Research in context
Evidence before this study
The European League Against Rheumatism (EULAR) recommends early treatment in rheumatoid arthritis to achieve clinical remission (evidence level 1a). An individualised treat-to-target approach is recommended by the EULAR guideline, including biological disease-modifying antirheumatic drugs (DMARDs), if conventional synthetic DMARDs, with methotrexate as a first choice, do not achieve the treatment target (evidence level 1b). We did a PubMed search of publications dated up to March 21, 2016, for articles on the treatment of early rheumatoid arthritis with strategies including randomisation for double-blind addition of a registered biological DMARD or placebo from start of the trial to methotrexate as the only conventional synthetic DMARD. Using the search terms “rheumatoid arthritis”, “biologic” and “clinical trial”, we identified 17 original trials. In these studies, the arm with methotrexate and a biological showed greater efficacy compared with the methotrexate-monotherapy arms, except for two trials in which in the methotrexate comparator arm, methotrexate was combined with glucocorticoids. Although in several trials the biological was discontinued, generally the conventional synthetic DMARDs were continued. Only two trials reported on drug-free remission and only one trial had an individualised treat-to-target design.
Added value of this study
Our study applied a double-blind, double-dummy design with an individualised treat-to-target approach, similar to that used in clinical practice, in DMARD-naive patients with rheumatoid arthritis.
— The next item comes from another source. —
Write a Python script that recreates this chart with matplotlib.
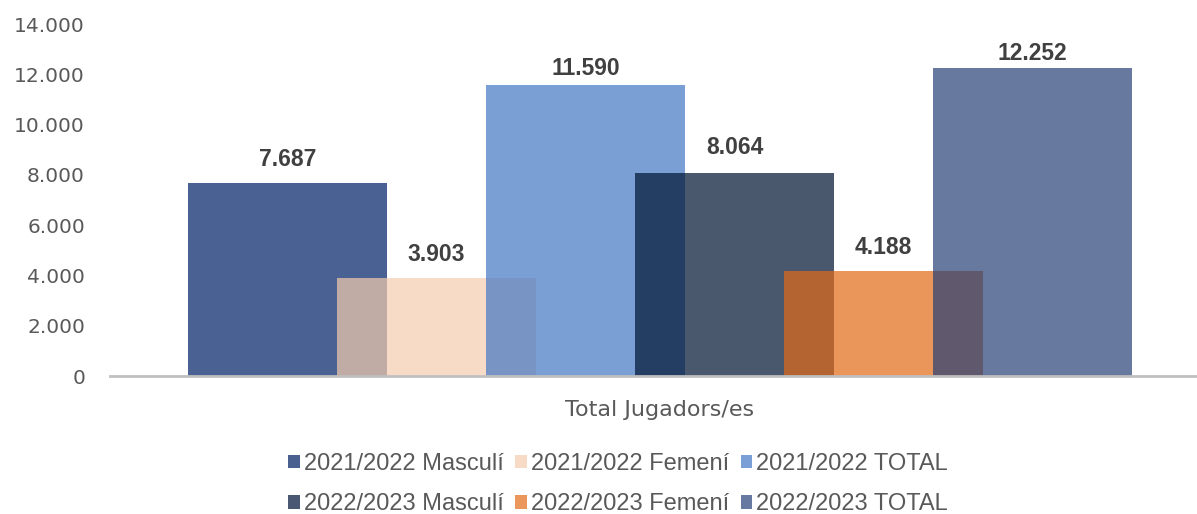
import matplotlib
matplotlib.use("Agg")
import matplotlib.pyplot as plt
from matplotlib.patches import Patch

# dades
series = ["2021/2022 Masculí", "2021/2022 Femení", "2021/2022 TOTAL",
          "2022/2023 Masculí", "2022/2023 Femení", "2022/2023 TOTAL"]
valors = [7687, 3903, 11590, 8064, 4188, 12252]
etiquetes = ["7.687", "3.903", "11.590", "8.064", "4.188", "12.252"]
categoria = "Total Jugadors/es"
yticks = [0, 2000, 4000, 6000, 8000, 10000, 12000, 14000]
ytick_labels = ["0", "2.000", "4.000", "6.000", "8.000", "10.000", "12.000", "14.000"]

colors = ["#04246A", "#F5CCAE", "#4176C4", "#041736", "#E26A16", "#264077"]
alfa = [0.72, 0.7, 0.7, 0.72, 0.7, 0.7]
# colors vistos sobre blanc (per a la llegenda)
colors_llegenda = ["#4A6190", "#F8DBC6", "#7A9FD6", "#4A5873", "#EB975C", "#6779A0"]
# separacio de les etiquetes (px sobre la barra)
sep_px = [16.5, 16.5, 10, 19.5, 16.5, 8]

fig = plt.figure(figsize=(11.97, 5.14), dpi=100)
ax = fig.add_axes([110 / 1197, 1 - 376 / 514, 1087 / 1197, 352 / 514])

ample = 1.336
for i, v in enumerate(valors):
    ax.bar(i, v, width=ample, color=colors[i], alpha=alfa[i], linewidth=0, zorder=2 + i)
    ax.annotate(etiquetes[i], (i, v), xytext=(0, sep_px[i] * 0.72),
                textcoords="offset points", ha="center", va="baseline",
                fontsize=16.5, fontweight="bold", color="#404040",
                family="Liberation Sans", zorder=20, annotation_clip=False)

ax.set_xlim(-1.191, 6.104)
ax.set_ylim(0, 14000)
ax.set_yticks(yticks)
ax.set_yticklabels(ytick_labels)
ax.set_xticks([])
ax.tick_params(axis="y", length=0, pad=18, labelsize=14.5, labelcolor="#595959")

for s in ["top", "right", "left"]:
    ax.spines[s].set_visible(False)
ax.spines["bottom"].set_color("#BFBFBF")
ax.spines["bottom"].set_linewidth(2)
ax.spines["bottom"].set_zorder(30)

fig.text(660 / 1197, 1 - 410 / 514, categoria, ha="center", va="center",
         fontsize=16, color="#595959")

handles = [Patch(facecolor=c, edgecolor="none") for c in colors_llegenda]
ordre = [0, 3, 1, 4, 2, 5]
leg = fig.legend([handles[k] for k in ordre], [series[k] for k in ordre],
                 loc="center", bbox_to_anchor=(618 / 1197, 1 - 484 / 514),
                 ncol=3, frameon=False, handlelength=0.5, handleheight=0.5,
                 handletextpad=0.15, columnspacing=0.5, labelspacing=0.78,
                 borderpad=0, prop={"family": "Liberation Sans", "size": 17})
for t in leg.get_texts():
    t.set_color("#595959")

fig.savefig("out.png", dpi=100)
The results from our study are therefore directly applicable to clinical practice. It compared the efficacy of adding a biological DMARD only when conventional synthetic DMARDs fail to induce remission, in line with international recommendations, versus initiating from the start of therapy a biological DMARD—ie, tocilizumab. The findings from our study showed that a greater proportion of patients achieved sustained remission on strategies using tocilizumab from treatment start (with or without methotrexate), than on the reference methotrexate-based strategy. The high proportions of patients in sustained remission and sustained drug-free remission after controlled withdrawal of both methotrexate and the biological are distinctive findings compared with previous studies. The results from our study indicate that drug-free remission is an achievable treatment goal. No additional safety issues were identified.
Implications of all the available evidence
Current management of early rheumatoid arthritis can be improved by initiating therapy with biological DMARDs from the start of therapy. Currently, an individualised tocilizumab-based strategy appears the most effective choice for a strategy aimed at drug-free remission. The challenge is to identify patients with early rheumatoid arthritis who will respond sufficiently to conventional synthetic DMARDs and do not need a biological DMARD. Drug-free remission will probably become a future treatment target.